一方『記紀』はその頃、第7代孝霊天皇で吉備の事績が記されたり(古事記)、7〜9代の系譜には重要な人物の名前が次々登場してきます。第10代崇神天皇、第11代垂仁天皇の時代になると、四道将軍の派遣や、朝鮮半島からの来訪者等の記述も見られるようになります。続いて第12代景行天皇の九州遠征、日本武尊の熊襲・東国征討を記します。

 さて、大陸・朝鮮半島との交易は長い間、博多湾ー壱岐ー対馬ー釜山を結ぶルートで行われていました。しかし、楽浪・帯方郡が滅びたとほぼ時を同じくして(魏や晋と通じていた女王国が後ろ盾を失い)4世紀に入ると一大交易拠点であった博多湾の西新町遺跡は急速に衰えます。代わって、4世紀から9世紀にかけて(世界遺産 海の正倉院と呼ばれ、8万点にも及ぶ国宝が発見されている沖ノ島) 宗像むなかた・沖ノ島ルートが出現します。

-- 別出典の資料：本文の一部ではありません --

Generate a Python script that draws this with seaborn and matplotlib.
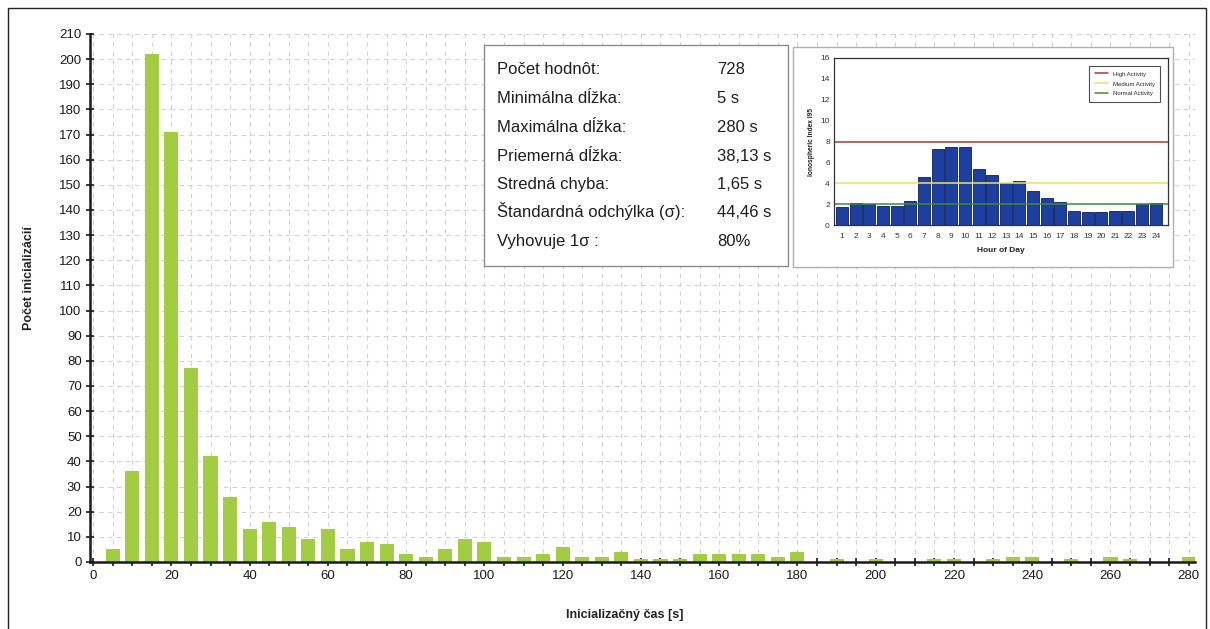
import matplotlib
matplotlib.use("Agg")
import matplotlib.pyplot as plt
from matplotlib.patches import Rectangle
from matplotlib.lines import Line2D
from matplotlib.ticker import MultipleLocator
import pandas as pd
import seaborn as sns

sns.set_theme(style="white")
plt.rcParams["font.family"] = ["Liberation Sans", "DejaVu Sans"]

# Histogram of initialization times (5 s bins)
init_times = list(range(5, 285, 5))
init_counts = [5, 36, 202, 171, 77, 42, 26, 13, 16, 14, 9, 13, 5, 8, 7, 3, 2, 5, 9, 8,
               2, 2, 3, 6, 2, 2, 4, 1, 1, 1, 3, 3, 3, 3, 2, 4, 0, 1, 0, 1,
               0, 0, 1, 1, 0, 1, 2, 2, 0, 1, 0, 2, 1, 0, 0, 2]

# Summary statistics
stat_labels = ["Počet hodnôt:", "Minimálna dĺžka:", "Maximálna dĺžka:",
               "Priemerná dĺžka:", "Stredná chyba:", "Štandardná odchýlka (σ):",
               "Vyhovuje 1σ :"]
stat_values = ["728", "5 s", "280 s", "38,13 s", "1,65 s", "44,46 s", "80%"]

# Ionospheric index by hour of day
hours = list(range(1, 25))
iono_index = [1.7, 2.1, 2.0, 1.8, 1.8, 2.3, 4.6, 7.3, 7.5, 7.5, 5.4, 4.8,
              4.0, 4.2, 3.3, 2.6, 2.2, 1.3, 1.2, 1.2, 1.3, 1.3, 2.0, 2.1]
activity_names = ["High Activity", "Medium Activity", "Normal Activity"]
activity_levels = [8, 4, 2]
activity_colors = ["#a83a3a", "#e6e36a", "#3f8a3f"]

W, H = 1210, 629
fig = plt.figure(figsize=(W / 100, H / 100), dpi=100)
fig.patch.set_facecolor("white")

def fx(px):
    return px / W

def fy(py):
    return 1 - py / H

# ---- main histogram ----
ax = fig.add_axes([fx(90), fy(562), fx(1195) - fx(90), fy(34) - fy(562)])
df = pd.DataFrame({"cas": init_times, "pocet": init_counts})
sns.barplot(data=df, x="cas", y="pocet", native_scale=True, width=0.72,
            color="#a2cc42", saturation=1, linewidth=0, ax=ax)
ax.set_xlim(-0.8, 281.6)
ax.set_ylim(0, 210)
ax.xaxis.set_major_locator(MultipleLocator(20))
ax.xaxis.set_minor_locator(MultipleLocator(5))
ax.yaxis.set_major_locator(MultipleLocator(10))
ax.set_axisbelow(True)
ax.grid(axis="x", which="both", linestyle=(0, (4, 4)), color="#d2d2d2", linewidth=0.8)
ax.grid(axis="y", which="major", linestyle=(0, (4, 4)), color="#d2d2d2", linewidth=0.8)
for side in ("top", "right"):
    ax.spines[side].set_visible(False)
for side in ("left", "bottom"):
    ax.spines[side].set_color("#1a1a1a")
    ax.spines[side].set_linewidth(1.8)
ax.tick_params(axis="both", which="both", direction="inout", length=6, width=1.2,
               color="#1a1a1a", labelsize=9.5, labelcolor="#1a1a1a", pad=3,
               bottom=True, left=True)
ax.set_xlabel("Inicializačný čas [s]", fontsize=9, fontweight="bold", color="#222222")
ax.set_ylabel("Počet inicializácií", fontsize=9, fontweight="bold", color="#222222")
ax.xaxis.set_label_coords((625 - 90) / 1105, (562 - 609) / 528)
ax.yaxis.set_label_coords((35 - 90) / 1105, (562 - 278) / 528)

# ---- statistics box ----
fig.add_artist(Rectangle((fx(484), fy(266)), fx(788) - fx(484), fy(45) - fy(266),
                         transform=fig.transFigure, facecolor="white",
                         edgecolor="#8a8a8a", linewidth=1.0, zorder=2))
row_y = [68, 97, 126, 155, 183, 211, 240]
for yy, lab, val in zip(row_y, stat_labels, stat_values):
    fig.text(fx(497), fy(yy + 6), lab, fontsize=12, color="#1e1e1e", va="baseline",
             ha="left", zorder=3)
    fig.text(fx(717), fy(yy + 6), val, fontsize=12, color="#1e1e1e", va="baseline",
             ha="left", zorder=3)

# ---- inset: ionospheric index ----
fig.add_artist(Rectangle((fx(793), fy(267)), fx(1173) - fx(793), fy(47) - fy(267),
                         transform=fig.transFigure, facecolor="white",
                         edgecolor="#b0b0b0", linewidth=1.0, zorder=2))
axin = fig.add_axes([fx(834), fy(225), fx(1168) - fx(834), fy(58) - fy(225)])
axin.set_zorder(3)
dfi = pd.DataFrame({"hour": hours, "index": iono_index})
sns.barplot(data=dfi, x="hour", y="index", order=hours, width=0.88,
            color="#1d3f9f", saturation=1, edgecolor="#0c1d5c", linewidth=0.6,
            ax=axin)
for name, lvl, col in zip(activity_names, activity_levels, activity_colors):
    axin.axhline(lvl, color=col, linewidth=1.1, zorder=1, label=name)
axin.set_xlim(-0.6, 23.9)
axin.set_ylim(0, 16)
axin.yaxis.set_major_locator(MultipleLocator(2))
for side in axin.spines.values():
    side.set_color("#333333")
    side.set_linewidth(0.9)
axin.tick_params(axis="x", which="major", length=0, labelsize=6, pad=6,
                 labelcolor="#333333")
axin.tick_params(axis="y", which="major", length=0, labelsize=6, pad=3,
                 labelcolor="#333333")
axin.set_xlabel("Hour of Day", fontsize=6, fontweight="bold", color="#222222", labelpad=5)
axin.set_ylabel("Ionospheric Index I95", fontsize=4.8, fontweight="bold",
                color="#222222", labelpad=4)
handles = [Line2D([0], [0], color=c, lw=1.1) for c in activity_colors]
leg = axin.legend(handles, activity_names, loc="upper right", fontsize=4.3,
                  frameon=True, fancybox=False, handlelength=2.2,
                  borderpad=0.9, labelspacing=0.8, bbox_to_anchor=(0.985, 0.97))
leg.get_frame().set_edgecolor("#222222")
leg.get_frame().set_linewidth(0.8)

# ---- outer frame ----
fig.add_artist(Rectangle((fx(8), -0.05), fx(1206) - fx(8), fy(8) + 0.05,
                         transform=fig.transFigure, fill=False,
                         edgecolor="#222222", linewidth=1.0, zorder=4,
                         clip_on=False))

fig.savefig("out.png", dpi=100, facecolor="white")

それ以降、朝鮮半島側の遺跡からは畿内の遺物が出土するようになります。もうおわかりですよね。朝鮮半島での権益が、北部九州の盟主から大和へ移ったということです。

宗像大社

 『記紀』はその時期のことを、仲哀天皇・神功皇后が背く熊襲を平定、さらに新羅を征討したと記します。そして応神天皇以降、大陸・朝鮮半島との活発な人の往来を描くようになります。


 そうした時代の流れを想定しながら欠史八代シリーズをお伝えしていこうと思います。